** START Collected material **

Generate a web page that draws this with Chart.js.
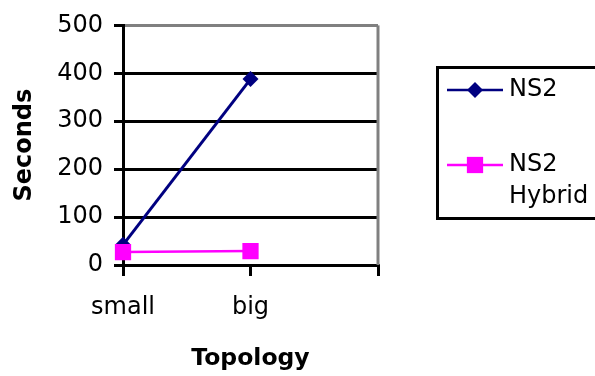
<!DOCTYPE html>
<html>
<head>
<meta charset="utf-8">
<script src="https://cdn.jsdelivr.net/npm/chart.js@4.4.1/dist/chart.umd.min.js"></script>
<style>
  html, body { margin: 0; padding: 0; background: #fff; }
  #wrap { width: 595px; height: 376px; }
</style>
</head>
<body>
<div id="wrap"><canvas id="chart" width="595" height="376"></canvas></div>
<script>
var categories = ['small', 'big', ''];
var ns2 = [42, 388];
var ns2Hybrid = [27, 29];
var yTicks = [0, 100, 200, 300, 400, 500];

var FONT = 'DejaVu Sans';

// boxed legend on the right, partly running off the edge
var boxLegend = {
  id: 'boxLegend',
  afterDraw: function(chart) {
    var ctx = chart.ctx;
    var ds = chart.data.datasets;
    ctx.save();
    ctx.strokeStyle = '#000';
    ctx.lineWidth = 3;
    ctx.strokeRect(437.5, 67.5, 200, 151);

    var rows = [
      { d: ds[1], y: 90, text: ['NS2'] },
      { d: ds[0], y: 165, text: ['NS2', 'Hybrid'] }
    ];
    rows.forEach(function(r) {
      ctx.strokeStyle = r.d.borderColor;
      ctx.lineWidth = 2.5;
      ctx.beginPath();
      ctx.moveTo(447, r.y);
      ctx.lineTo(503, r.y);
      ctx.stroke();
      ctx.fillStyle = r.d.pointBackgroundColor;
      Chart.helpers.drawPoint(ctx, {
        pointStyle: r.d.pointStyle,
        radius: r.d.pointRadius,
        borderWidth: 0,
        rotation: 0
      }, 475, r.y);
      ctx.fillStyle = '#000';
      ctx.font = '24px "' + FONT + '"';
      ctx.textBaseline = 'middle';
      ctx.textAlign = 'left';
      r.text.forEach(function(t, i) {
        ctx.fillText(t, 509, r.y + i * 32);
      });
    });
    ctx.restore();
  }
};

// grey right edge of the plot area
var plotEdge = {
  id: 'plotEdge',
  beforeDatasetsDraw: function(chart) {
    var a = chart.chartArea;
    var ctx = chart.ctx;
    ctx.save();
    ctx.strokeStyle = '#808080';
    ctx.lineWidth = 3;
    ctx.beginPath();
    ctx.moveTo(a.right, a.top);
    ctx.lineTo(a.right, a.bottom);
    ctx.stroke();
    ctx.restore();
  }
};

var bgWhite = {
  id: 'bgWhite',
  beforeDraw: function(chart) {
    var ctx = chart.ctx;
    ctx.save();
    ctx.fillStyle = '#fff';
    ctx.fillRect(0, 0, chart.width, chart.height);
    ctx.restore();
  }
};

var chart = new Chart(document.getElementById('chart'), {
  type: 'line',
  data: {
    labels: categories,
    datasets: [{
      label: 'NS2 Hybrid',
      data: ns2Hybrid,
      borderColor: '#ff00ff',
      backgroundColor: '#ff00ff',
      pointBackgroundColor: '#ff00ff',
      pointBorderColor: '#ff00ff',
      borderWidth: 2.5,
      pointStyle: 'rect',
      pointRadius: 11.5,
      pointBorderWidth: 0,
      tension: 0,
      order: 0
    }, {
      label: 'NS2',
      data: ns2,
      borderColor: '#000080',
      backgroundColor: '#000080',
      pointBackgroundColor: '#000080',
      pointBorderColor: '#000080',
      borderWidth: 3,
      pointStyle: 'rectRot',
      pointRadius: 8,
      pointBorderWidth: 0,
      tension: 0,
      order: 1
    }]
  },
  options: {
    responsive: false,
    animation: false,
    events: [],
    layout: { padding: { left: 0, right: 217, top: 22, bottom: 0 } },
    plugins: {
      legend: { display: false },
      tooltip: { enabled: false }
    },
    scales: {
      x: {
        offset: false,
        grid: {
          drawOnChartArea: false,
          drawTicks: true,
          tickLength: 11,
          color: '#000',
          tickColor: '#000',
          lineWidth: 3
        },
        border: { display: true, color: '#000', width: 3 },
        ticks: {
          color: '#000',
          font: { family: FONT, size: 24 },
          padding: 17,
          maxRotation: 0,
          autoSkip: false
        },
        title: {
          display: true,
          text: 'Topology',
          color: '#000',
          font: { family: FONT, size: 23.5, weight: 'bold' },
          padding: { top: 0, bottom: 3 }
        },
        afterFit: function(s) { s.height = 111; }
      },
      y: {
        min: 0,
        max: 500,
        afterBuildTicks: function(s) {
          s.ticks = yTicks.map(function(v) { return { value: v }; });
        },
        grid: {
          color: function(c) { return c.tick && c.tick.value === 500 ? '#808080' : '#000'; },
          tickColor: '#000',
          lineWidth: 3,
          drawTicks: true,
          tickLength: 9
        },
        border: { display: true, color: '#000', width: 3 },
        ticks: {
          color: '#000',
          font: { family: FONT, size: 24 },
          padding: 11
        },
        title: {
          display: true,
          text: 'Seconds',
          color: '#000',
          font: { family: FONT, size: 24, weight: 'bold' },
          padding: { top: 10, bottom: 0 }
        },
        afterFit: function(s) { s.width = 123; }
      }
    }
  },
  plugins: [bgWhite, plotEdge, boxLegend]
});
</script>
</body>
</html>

** END Collected material **

Exclude the images, then output the data above word for word.

Generate a web page that draws this with Chart.js.
<!DOCTYPE html>
<html>
<head>
<meta charset="utf-8">
<script src="https://cdn.jsdelivr.net/npm/chart.js@4.4.1/dist/chart.umd.min.js"></script>
<style>
  html, body { margin: 0; padding: 0; background: #fff; }
  #wrap { width: 595px; height: 376px; }
</style>
</head>
<body>
<div id="wrap"><canvas id="chart" width="595" height="376"></canvas></div>
<script>
var categories = ['small', 'big', ''];
var ns2 = [42, 388];
var ns2Hybrid = [27, 29];
var yTicks = [0, 100, 200, 300, 400, 500];

var FONT = 'DejaVu Sans';

// boxed legend on the right, partly running off the edge
var boxLegend = {
  id: 'boxLegend',
  afterDraw: function(chart) {
    var ctx = chart.ctx;
    var ds = chart.data.datasets;
    ctx.save();
    ctx.strokeStyle = '#000';
    ctx.lineWidth = 3;
    ctx.strokeRect(437.5, 67.5, 200, 151);

    var rows = [
      { d: ds[1], y: 90, text: ['NS2'] },
      { d: ds[0], y: 165, text: ['NS2', 'Hybrid'] }
    ];
    rows.forEach(function(r) {
      ctx.strokeStyle = r.d.borderColor;
      ctx.lineWidth = 2.5;
      ctx.beginPath();
      ctx.moveTo(447, r.y);
      ctx.lineTo(503, r.y);
      ctx.stroke();
      ctx.fillStyle = r.d.pointBackgroundColor;
      Chart.helpers.drawPoint(ctx, {
        pointStyle: r.d.pointStyle,
        radius: r.d.pointRadius,
        borderWidth: 0,
        rotation: 0
      }, 475, r.y);
      ctx.fillStyle = '#000';
      ctx.font = '24px "' + FONT + '"';
      ctx.textBaseline = 'middle';
      ctx.textAlign = 'left';
      r.text.forEach(function(t, i) {
        ctx.fillText(t, 509, r.y + i * 32);
      });
    });
    ctx.restore();
  }
};

// grey right edge of the plot area
var plotEdge = {
  id: 'plotEdge',
  beforeDatasetsDraw: function(chart) {
    var a = chart.chartArea;
    var ctx = chart.ctx;
    ctx.save();
    ctx.strokeStyle = '#808080';
    ctx.lineWidth = 3;
    ctx.beginPath();
    ctx.moveTo(a.right, a.top);
    ctx.lineTo(a.right, a.bottom);
    ctx.stroke();
    ctx.restore();
  }
};

var bgWhite = {
  id: 'bgWhite',
  beforeDraw: function(chart) {
    var ctx = chart.ctx;
    ctx.save();
    ctx.fillStyle = '#fff';
    ctx.fillRect(0, 0, chart.width, chart.height);
    ctx.restore();
  }
};

var chart = new Chart(document.getElementById('chart'), {
  type: 'line',
  data: {
    labels: categories,
    datasets: [{
      label: 'NS2 Hybrid',
      data: ns2Hybrid,
      borderColor: '#ff00ff',
      backgroundColor: '#ff00ff',
      pointBackgroundColor: '#ff00ff',
      pointBorderColor: '#ff00ff',
      borderWidth: 2.5,
      pointStyle: 'rect',
      pointRadius: 11.5,
      pointBorderWidth: 0,
      tension: 0,
      order: 0
    }, {
      label: 'NS2',
      data: ns2,
      borderColor: '#000080',
      backgroundColor: '#000080',
      pointBackgroundColor: '#000080',
      pointBorderColor: '#000080',
      borderWidth: 3,
      pointStyle: 'rectRot',
      pointRadius: 8,
      pointBorderWidth: 0,
      tension: 0,
      order: 1
    }]
  },
  options: {
    responsive: false,
    animation: false,
    events: [],
    layout: { padding: { left: 0, right: 217, top: 22, bottom: 0 } },
    plugins: {
      legend: { display: false },
      tooltip: { enabled: false }
    },
    scales: {
      x: {
        offset: false,
        grid: {
          drawOnChartArea: false,
          drawTicks: true,
          tickLength: 11,
          color: '#000',
          tickColor: '#000',
          lineWidth: 3
        },
        border: { display: true, color: '#000', width: 3 },
        ticks: {
          color: '#000',
          font: { family: FONT, size: 24 },
          padding: 17,
          maxRotation: 0,
          autoSkip: false
        },
        title: {
          display: true,
          text: 'Topology',
          color: '#000',
          font: { family: FONT, size: 23.5, weight: 'bold' },
          padding: { top: 0, bottom: 3 }
        },
        afterFit: function(s) { s.height = 111; }
      },
      y: {
        min: 0,
        max: 500,
        afterBuildTicks: function(s) {
          s.ticks = yTicks.map(function(v) { return { value: v }; });
        },
        grid: {
          color: function(c) { return c.tick && c.tick.value === 500 ? '#808080' : '#000'; },
          tickColor: '#000',
          lineWidth: 3,
          drawTicks: true,
          tickLength: 9
        },
        border: { display: true, color: '#000', width: 3 },
        ticks: {
          color: '#000',
          font: { family: FONT, size: 24 },
          padding: 11
        },
        title: {
          display: true,
          text: 'Seconds',
          color: '#000',
          font: { family: FONT, size: 24, weight: 'bold' },
          padding: { top: 10, bottom: 0 }
        },
        afterFit: function(s) { s.width = 123; }
      }
    }
  },
  plugins: [bgWhite, plotEdge, boxLegend]
});
</script>
</body>
</html>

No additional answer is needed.